En "La obra de Pello Yarza" no hace
Baroja mención a estos sucedidos que tan baja dejan la reputación de
nuestros comprovincianos pretéritos. No es poca cosa pasar por
sacamantecas ni el ser burlados por lavalanas o mandados al precipicio por
un pastor, oficio éste donde suele destacarse la bonhomía y no, como es el
caso, la directa mala baba.
La imagen de Soria queda así abocetada
como un lugar eminentemente gélido, poblado por gentes atrasadas y
retrógradas que creen en encantamientos, maleficios y aojamientos, que
descreen de las buenas intenciones de unos primitivos turistas que, por
mero deporte se atrevían a desafiar las iras del padre Urbión.

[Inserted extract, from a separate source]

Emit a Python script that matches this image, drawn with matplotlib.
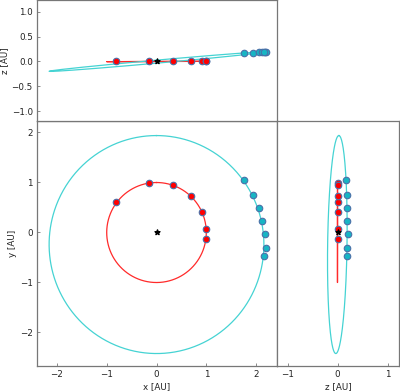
import numpy as np
import matplotlib
matplotlib.use("Agg")
import matplotlib.pyplot as plt

# orbital elements (AU, degrees)
orbit_names = ["inner", "outer"]
orbit_a = [1.0, 2.18]
orbit_e = [0.01, 0.115]
orbit_inc = [0.2, 5.2]
orbit_Omega = [-81.1, -81.1]
orbit_omega = [171.1, 171.1]
orbit_colors = ["#ff2a2a", "#45d3d3"]
dot_colors = ["#ff0000", "#17b5c4"]

# particle snapshots (AU)
inner_x = [-0.81, -0.15, 0.34, 0.70, 0.92, 1.00, 0.99]
inner_y = [0.60, 0.99, 0.95, 0.72, 0.40, 0.06, -0.14]
inner_z = [0.00, 0.00, 0.00, 0.00, 0.00, 0.00, 0.00]

outer_x = [1.75, 1.94, 2.05, 2.12, 2.17, 2.19, 2.16]
outer_y = [1.05, 0.75, 0.49, 0.22, -0.04, -0.31, -0.47]
outer_z = [0.17, 0.18, 0.19, 0.19, 0.20, 0.19, 0.19]

xy_ticks = [-2, -1, 0, 1, 2]
z_ticks_top = [-1.0, -0.5, 0.0, 0.5, 1.0]
z_ticks_right = [-1, 0, 1]


def orbit_path(a, e, inc, Omega, omega, n=600):
    """Return x, y, z of a Keplerian ellipse around the origin."""
    inc, Omega, omega = np.radians([inc, Omega, omega])
    f = np.linspace(0, 2 * np.pi, n)
    r = a * (1 - e**2) / (1 + e * np.cos(f))
    u = omega + f
    x = r * (np.cos(Omega) * np.cos(u) - np.sin(Omega) * np.sin(u) * np.cos(inc))
    y = r * (np.sin(Omega) * np.cos(u) + np.cos(Omega) * np.sin(u) * np.cos(inc))
    z = r * np.sin(u) * np.sin(inc)
    return x, y, z


plt.rcParams["font.size"] = 6.3
plt.rcParams["axes.edgecolor"] = "#777777"
plt.rcParams["axes.linewidth"] = 0.9

fig = plt.figure(figsize=(4.0, 3.91), dpi=100)
ax_main = fig.add_axes([0.0925, 0.0639, 0.6, 0.6266])
ax_top = fig.add_axes([0.0925, 0.6905, 0.6, 0.3095], sharex=ax_main)
ax_right = fig.add_axes([0.6925, 0.0639, 0.305, 0.6266], sharey=ax_main)

particles = [
    (inner_x, inner_y, inner_z),
    (outer_x, outer_y, outer_z),
]

for i in range(len(orbit_names)):
    ox, oy, oz = orbit_path(orbit_a[i], orbit_e[i], orbit_inc[i],
                            orbit_Omega[i], orbit_omega[i])
    ax_main.plot(ox, oy, color=orbit_colors[i], lw=0.9, zorder=1)
    ax_top.plot(ox, oz, color=orbit_colors[i], lw=0.9, zorder=1)
    ax_right.plot(oz, oy, color=orbit_colors[i], lw=0.9, zorder=1)

    px, py, pz = particles[i]
    kw = dict(s=22, facecolor=dot_colors[i], edgecolor="#4a70a8", linewidths=0.8, zorder=3)
    ax_main.scatter(px, py, **kw)
    ax_top.scatter(px, pz, **kw)
    ax_right.scatter(pz, py, **kw)

# central star
for ax in (ax_main, ax_top, ax_right):
    ax.scatter([0], [0], marker="*", s=14, color="black", zorder=5)
    ax.tick_params(direction="in", length=2.5, width=0.6, colors="#777777",
                   labelcolor="#222222", top=False, right=False, pad=3)

ax_main.set_xlim(-2.40, 2.42)
ax_main.set_ylim(-2.68, 2.22)
ax_main.set_xticks(xy_ticks)
ax_main.set_yticks(xy_ticks)
ax_main.set_xlabel("x [AU]", labelpad=2, color="#222222")
ax_main.set_ylabel("y [AU]", labelpad=2, color="#222222")

ax_top.set_ylim(-1.2, 1.24)
ax_top.set_yticks(z_ticks_top)
ax_top.set_ylabel("z [AU]", labelpad=2, color="#222222")
ax_top.tick_params(labelbottom=False, bottom=False)

ax_right.set_xlim(-1.21, 1.23)
ax_right.set_xticks(z_ticks_right)
ax_right.set_xlabel("z [AU]", labelpad=2, color="#222222")
ax_right.tick_params(labelleft=False, left=False)

fig.savefig("out.png", dpi=100)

El tramo entre Soria y Covaleda, atravesado en medio de
los rigores del invierno, levanta el
vello con su descripción.
Densa niebla les acompaña, "el suelo sonaba como piedra bajo los cascos de
las caballerías", poco a poco van pasando aldeas anónimas entre
la niebla.
Las estampas son intemporales: "hombres de capa parda, de anguarina con
capucha, que pasaban braceando, siguiendo las caballerías cargadas de
leña; mujeres envueltas en mantones oscuros, con franjas de carmín tostado
y pañuelos ceñidos a las sienes, que andaban balanceando la campana de su
refajo".
Poco más adelante se topan con una
caravana de carretas cargadas de leña, recuerdo vivo de la célebre Cabaña
de Carretería soriano-burgalesa que tan gran importancia tendría en
tiempos anteriores.
En Covaleda son auxiliados por dos guardias civiles del puesto quienes,
finalmente, les acompañaran en su travesía.
La prueba resultará dura para los viajeros, pese a haber alardeado poco
antes de conocedores de cumbres mayores, como el Jüngfrau.
El andar por la nieve, espoleados por la ironía de los civiles, no resulta
tarea agradable, pero, finalmente, el premio de una vista inigualable en
la que, por cierto, el novelista afirma divisar tal número de cumbres y
cordilleras (desde Gredos a Albarracín) que cabe preguntarse si su
imaginación le traiciona o se trataba de un día excepcionalmente claro...
A la postre, la "tournee" les dejará un recuerdo agridulce coincidiendo
con anteriores viajeros en la apreciación positiva del
paisaje soriano y en el relativo
desprecio del "paisanaje", no siempre a la altura del primero.
En esta tercera plumilla de Ricardo Baroja, siempre
dentro de su estilo denso y emborronado, vemos a una figura que parece
"conducida" por los civiles, puede tratarse del propio Pío, quien en la
ilustración anterior llevaba también las alforjas. Los trazos en diagonal
dan idea del severo rigor de la estación.